Step 2 - combine segments together into nets that can span multiple layers

Now we want to start combining those segments across layers, if they connect via vias.

This is actually pretty easy. Here's my approach:
  • For every segment of every layer I wrapped it into a new Net. These nets, apart from containing rectangles, also have:
    • a name (autogenerated or using a predefined name if it starts at a know point, eg. one of the I/O pins)
    • a set of vias they go through (initially empty)
  • For every via in the design:
    • I found all rectangles that connect to it (on the neighbouring metal layers) and the nets in which they're contained. I then appended that via to the nets' via set.
  • I then join all nets by their common vias:
    • For every net in the design:
      • For every via in this net:
        • I merge the net with all other nets that contain this via.
By the end of this, we have a set of Nets that are mad up of electrically connected rectangles and vias, that span multiple metal layers. We can now render all of the nets to have an overview of all the metal layers in the chip:


We can finally start making some sense of the chip. For instance, the repeating horizontal and thick vertical traces are power rails. However, we're still just dealing with passive electrical connections, and no logic. Let's work on this next.

Step 3 - map nets to cells

We now want to create a representation of all the logic cells in this design, with their I/O pins mapped to nets. Here's how I went about this:
  • For every cell of the design, I calculated the absolute coordinates of the I/O pins that I mapped out earlier.
    • For every I/O pin, I find a net that contains it on a rectangle in metal layer 1. I map this net as that pin for this cell.

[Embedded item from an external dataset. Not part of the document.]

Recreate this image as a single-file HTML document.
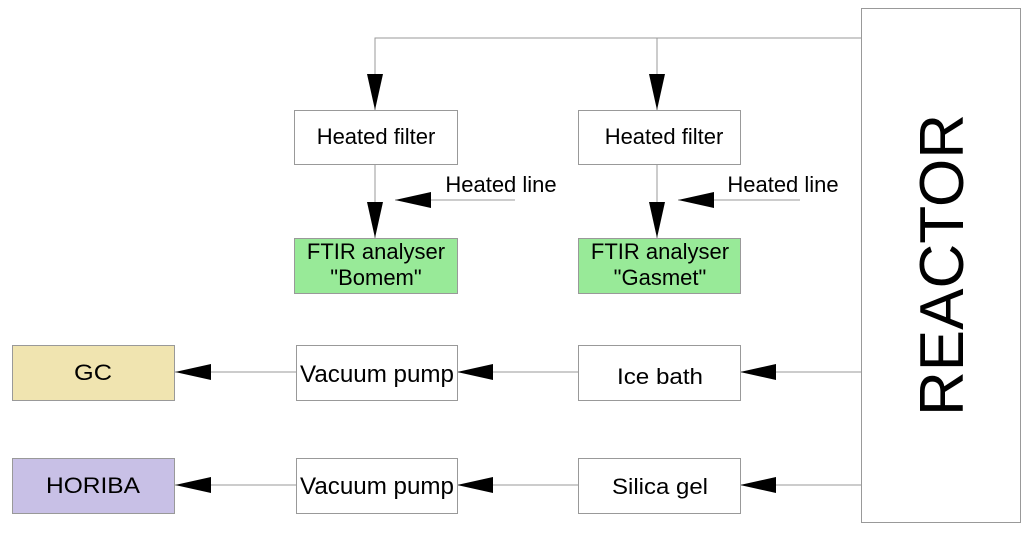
<!DOCTYPE html>
<html><head><style>body{margin:0;background:#fff}</style></head><body>
<svg width="1024" height="532" xmlns="http://www.w3.org/2000/svg" font-family="Liberation Sans, sans-serif">
<defs>
<marker id="a" markerWidth="36" markerHeight="16" refX="36" refY="8" orient="auto" markerUnits="userSpaceOnUse"><path d="M0,0 L36,8 L0,16 Z" fill="#000"/></marker>
</defs>
<g stroke="#999" stroke-width="1" fill="none">
<path d="M861,38 H375 V110" marker-end="url(#a)"/>
<path d="M657,38 V110" marker-end="url(#a)"/>
<path d="M375,164 V238" marker-end="url(#a)"/>
<path d="M657,164 V238" marker-end="url(#a)"/>
<path d="M515,200 H395" marker-end="url(#a)"/>
<path d="M800,200 H678" marker-end="url(#a)"/>
<path d="M861,372 H740" marker-end="url(#a)"/>
<path d="M578,372 H457" marker-end="url(#a)"/>
<path d="M296,372 H175" marker-end="url(#a)"/>
<path d="M861,485 H740" marker-end="url(#a)"/>
<path d="M578,485 H457" marker-end="url(#a)"/>
<path d="M296,485 H175" marker-end="url(#a)"/>
</g>
<g stroke="#999" stroke-width="1">
<rect x="861.5" y="8.5" width="159" height="514" fill="#fff"/>
<rect x="294.5" y="110.5" width="163" height="54" fill="#fff"/>
<rect x="578.5" y="110.5" width="162" height="54" fill="#fff"/>
<rect x="294.5" y="238.5" width="163" height="55" fill="#98ea98"/>
<rect x="578.5" y="238.5" width="162" height="55" fill="#98ea98"/>
<rect x="12.5" y="345.5" width="162" height="55" fill="#f0e4b0"/>
<rect x="296.5" y="345.5" width="161" height="55" fill="#fff"/>
<rect x="578.5" y="345.5" width="162" height="55" fill="#fff"/>
<rect x="12.5" y="458.5" width="162" height="55" fill="#c8c0e6"/>
<rect x="296.5" y="458.5" width="161" height="55" fill="#fff"/>
<rect x="578.5" y="458.5" width="162" height="55" fill="#fff"/>
</g>
<g font-size="22" fill="#000" text-anchor="middle">
<text x="376" y="144">Heated filter</text>
<text x="664" y="144">Heated filter</text>
<text x="501" y="192">Heated line</text>
<text x="783" y="192">Heated line</text>
<text x="376" y="259">FTIR analyser</text>
<text x="376" y="285">"Bomem"</text>
<text x="660" y="259">FTIR analyser</text>
<text x="660" y="285">"Gasmet"</text>
<text x="93" y="380" textLength="38" lengthAdjust="spacingAndGlyphs">GC</text>
<text x="377" y="382" font-size="24" textLength="154" lengthAdjust="spacingAndGlyphs">Vacuum pump</text>
<text x="660" y="384" textLength="86" lengthAdjust="spacingAndGlyphs">Ice bath</text>
<text x="93" y="493" textLength="94" lengthAdjust="spacingAndGlyphs">HORIBA</text>
<text x="377" y="494" font-size="24" textLength="154" lengthAdjust="spacingAndGlyphs">Vacuum pump</text>
<text x="660" y="494" textLength="96" lengthAdjust="spacingAndGlyphs">Silica gel</text>
<text transform="translate(963,265) rotate(-90)" font-size="62">REACTOR</text>
</g>
</svg>
</body></html>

I also back-map this the other way around - what pins on what cells is a given net connected to.
This leaves us with nice (albeit not super easy to traverse from a programming point of view) graph of nets and cells, connected together by the cells' I/O pins. We can generate our first netlist from this:


Hooray! We could go to town on this and feed it into a Verilog simulator and try to blackbox this netlist as is. But I used some extra automation to make my life easier.

Netlist Analysis

The first thing I did was prune all of the buffer cells from the netlist. The code is quite simple, I just find all buffers in the design and merge nets on the input and output:


This makes our netlist much nicer. Nice enough, in fact, to notice a few key facts:
  • All the D-flip-flops are clocked from the outside clock line synchronously
  • All the D-flip-flops are daisy-chained together via AND gates.
  • All the only other use of the D-flip-flops data outputs, apart from daisychaining, is to drive a large combinatorial network of logic gates that outputs the 'unlocked' signal.

This means that we're basically just dealing with a single large shift register fed from the 'in' and 'clock' lines and a bunch of combinatorial logic that checks its' state.

I then performed some extra analysis of the cells to find the actual stages of the shift register. I started from the 'in' signal, and looked for the next AND gate (sometimes implemented via INV/NOR gates) that would then feed the next flip-flop, which would then feed the next AND gate, etc:


This found 320 stages (all the D-flops in the design), which hints at a 40-byte ASCII encoded flag as the key.

The last and final step was to reverse engineer the combinatorial logic that checks the shift register outputs. Of course, I also automated that part. I traversed from the 'unlocked' net down recursively until I found either more gates, or one of the shift register stages (which I now knew to which bit of the key they corresponded). This let me build an AST of the expression that calculates the 'unlocked' value as a function of the shift register data.


Finally, I fed this AST (first converted back into assignment expressions) to the Z3 SMT solver to get the flag.


Summary

Extremely fun task, and mad props to its' author. I had a lot of tun writing the tooling from scratch over the weekend and highly recommend it as a practical exercise in algo coding. I will definitely take a closer look at EDA tools for VLSI, though :).

I definitely hope to see more challenges like these at other CTFs.